Mackenzie in American Graffiti
Mackenzie’s Papa & Mama
Mackenzie Phillips today
One of the more interesting characters in American Graffiti (1973) is the 13 year-old played by Mackenzie Phillips, the girl who annoys hell out of Paul Le Mat’s character. Mackenzie is the daughter of 60s pop musician John Phillips of the Mamas and Papas. She also appeared for nine years on the popular TV series One Day at a Time from 1975-84, playing Julie Cooper, before being axed because of her chronic drug problem. Miss Phillips’ problems went far beyond her drug addiction, however. In her tell-all book High on Arrival she reveals details about her long-time incestuous relationship with her appalling father.

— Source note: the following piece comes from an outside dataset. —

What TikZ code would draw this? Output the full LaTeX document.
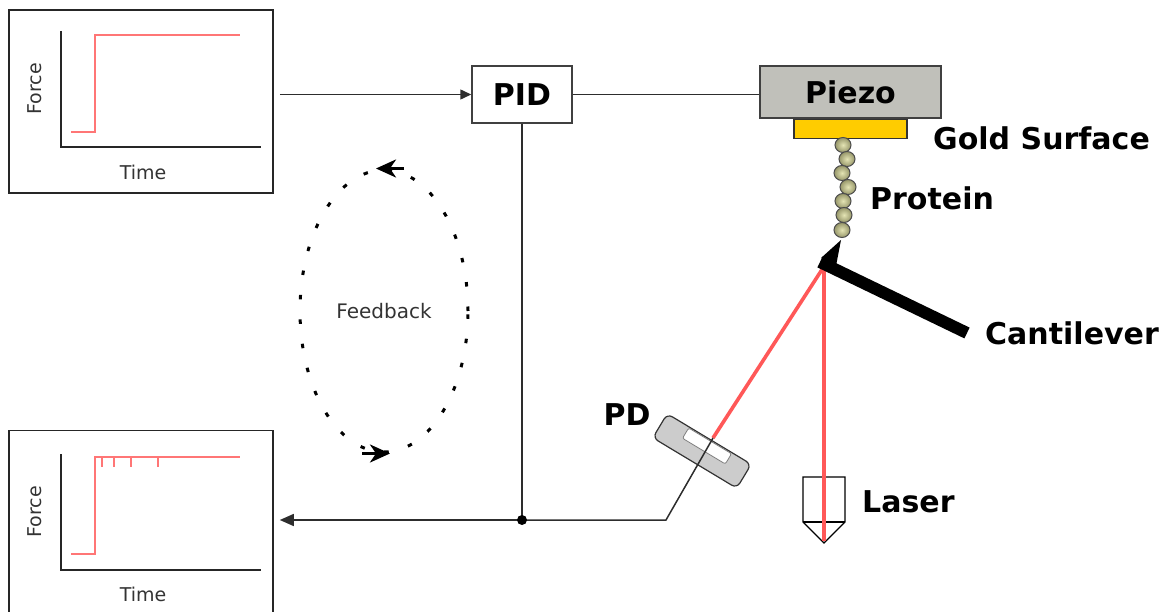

John Phillips began assaulting his daughter thirty years ago, on the night before her wedding to one of the Rolling Stones’ entourage when she was 19. ‘On the eve of my wedding, my father showed up, determined to stop it’, she said. ‘I had tons of pills, and dad had tons of everything too’. She awoke to find her father having sex with her, the beginning of ten years of abuse from him. ‘I was a fragment of a person’, she said. ‘And my secret isolated me’. Her father even suggested they move away to a country ‘where no one would look down on us. There are countries where this is an accepted practice. Maybe Fiji’, he added. Mackenzie admitted that the sex later became ‘consensual’, although whether or not that word suitably describes a situation in which the parent is in complete control is surely debatable. As if ten years of incest was not bad enough, her father often injected Mackenzie with drugs as well. He was convicted of drug-trafficking in 1981. He also ‘gave’ her to rocker Mick Jagger when she was a teenager. The deplorable John Phillips did the world a favour by dying in 2001. Mackenzie pulled herself up by the bootstraps and made something of herself. Good for her.